An uncertain environment exists for North America's oil and gas industry because of "sharp differences" in the economic strength between regions, development opportunities, a changing environmental landscape and the upcoming midterm elections, Ernst & Young LLP said in a report Friday.
The dynamics of oil demand are changing, and while natural gas is full of promise, "key pieces of the puzzle, such as adequate infrastructure and strong demand," are missing, the report noted. The downstream sector faces the challenge of too much capacity and uncertainty about regulation and fuels, and oilfield service companies are in the middle of a geographic shift. On top of that, "transactions are being scrutinized" following the Gulf of Mexico spill.
"The industry, which has been portrayed negatively in the recent past, needs to be an active collaborator and have a clear voice in developing new policies," said Ernst & Young's Marcela Donadio, Americas Oil and Gas Leader. "Clarity around the future of energy policy would go a long way toward helping companies adapt and respond to this period of transformation."
North American natural gas supply is forecast to continue to grow, which will lead to opportunities -- or problems.
"With the North American unconventional gas boom and new liquefied natural gas capacity coming online, natural gas supply remains strong and storage levels remain high. As more of the majors move into the shale space and validate the unconventional gas strategy, Ernst & Young expects growth in supply to accelerate.
"The natural gas resource potential is incredible," said Donadio. "Currently, demand is not keeping up with supply growth. However, a supportive public policy could go a long way toward increasing demand."
According to the consultant, oil demand continues to be driven mostly by emerging economies. Advanced countries' continued low demand is attributable primarily to the economic recession, but the gains in efficiency may be permanent.
"Following years of record high prices and with businesses working to reduce their carbon footprints, less oil-intensive economies are emerging," Ernst & Young stated. "Upstream producers are also facing rising costs as a result of a tighter regulatory environment and are facing the potential loss of key tax advantages. Nevertheless, if the economy continues to improve, oil demand will inevitably increase."

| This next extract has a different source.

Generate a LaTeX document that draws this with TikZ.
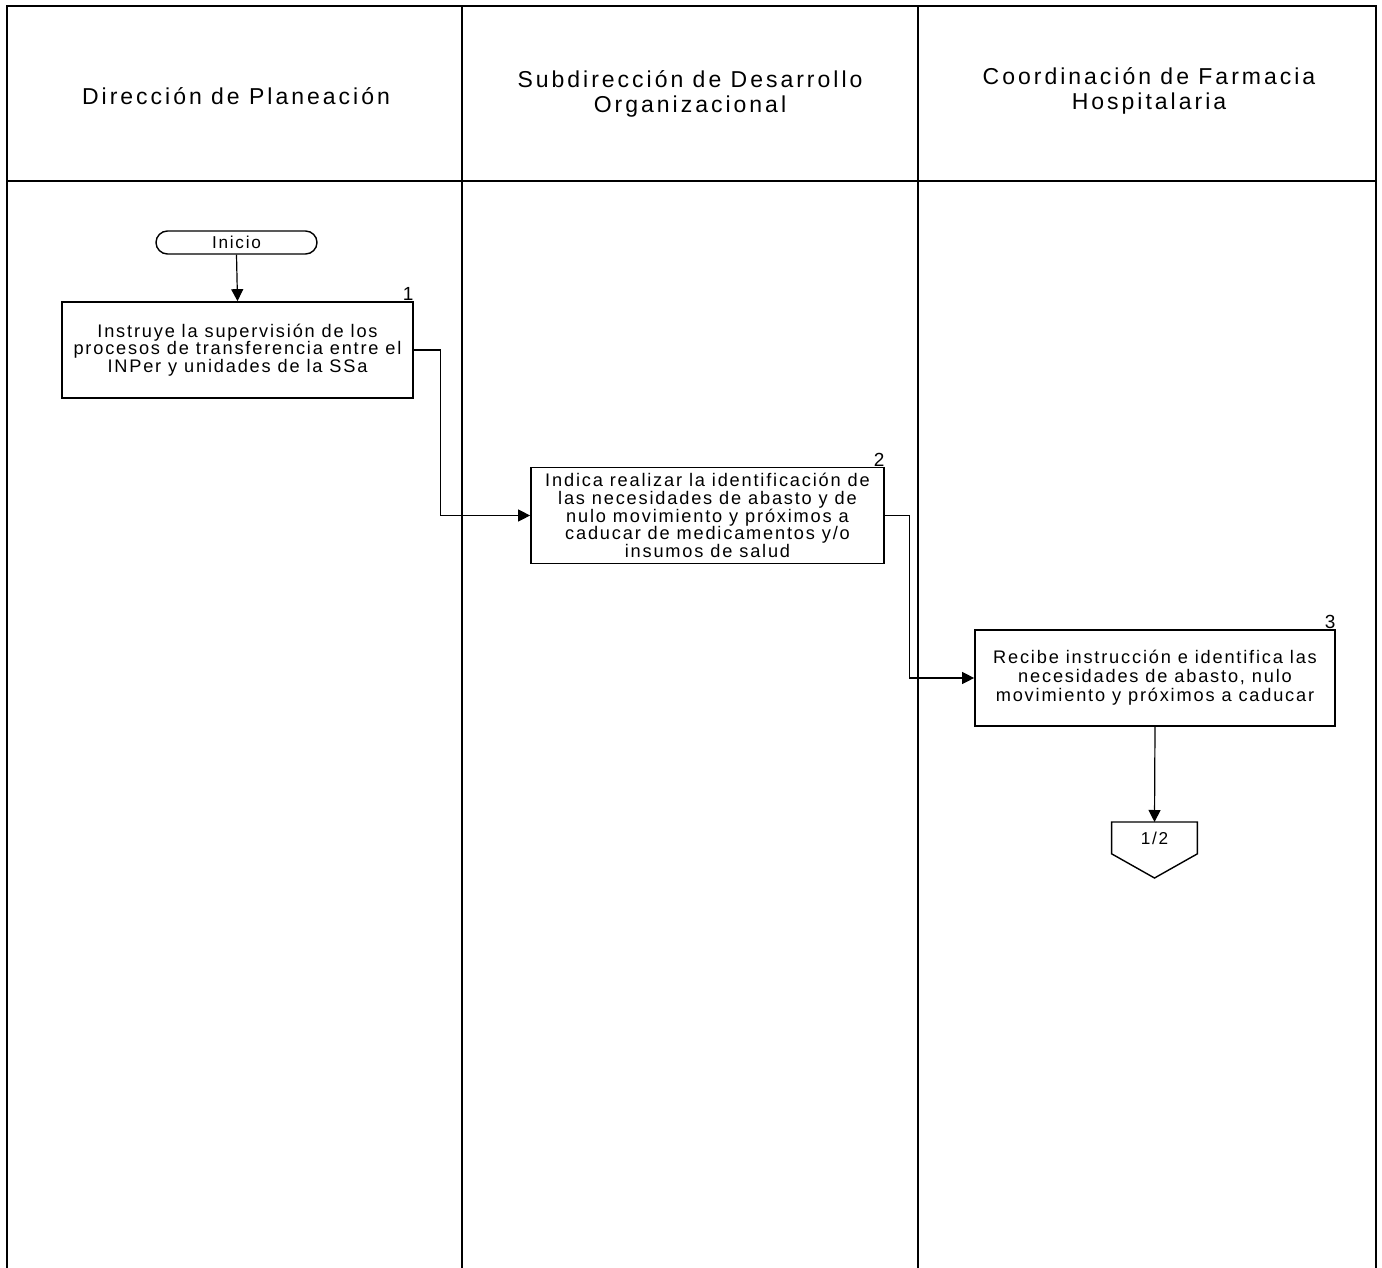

For the downstream market, 3Q2010 refining margins "largely retreated to pre-boom levels as a result of modest utilization in the U.S. and Europe, sluggish demand and relatively high crude prices. In addition, while excess capacity abounds, new capacity is coming from the Middle East and Asia, which will further strain margins.
"There are ongoing questions as to the prospects for sustained transportation fuel growth in advanced economies and possible public policy shifts resulting from the Deepwater Horizon incident to support greater utilization of alternative fuels. All of this creates a very difficult operating environment and uncertainty for refiners."
The oilfield services market also is undergoing a transformation. Global upstream spending declined by 25% in 2009, but it is expected to be up 15-20% in 2010, the report noted.
"While the Gulf of Mexico moratorium has created sharp downward pressures on rig utilization and day rates, new opportunities in South America and offshore Africa are emerging. The boom in unconventional oil and gas drilling has resulted in rising service intensity and has fed the demand for new, high-complexity rigs.
"Enforcement of 'Idle Iron' regulations -- which will require full decommissioning of wells, platforms and pipelines that are no longer producing or providing operational support -- will provide opportunities for some oilfield service companies," the report noted.
With credit markets continuing to loosen up, and with strong oil prices and the evidence of a somewhat mixed financial recovery, there's been "a clear uptick in upstream transactions over the past few quarters," noted the consultant.
Even though confidence in the economic recovery has "waned some" over the past few months, "Ernst & Young believes that, in the oil and gas industry, companies are willing to make investments."
Among other things, international and national oil companies "are beginning to invest heavily in unconventional gas." And with gas prices depressed, investors are buying into gas plays with high liquid content, such as the Eagle Ford, Bakken and Granite Wash. There also is the potential for more oilfield service consolidation, and many companies are "reexamining how they structure deals," the report stated.
"Looking forward, we expect deals that may differ from historic trends, with legacy structures being reevaluated," said Ernst & Young's Jon McCarter, Transaction Advisory Services Leader. And he warned that "the ongoing regulatory and legislative uncertainty has potential to slow the pace of negotiations."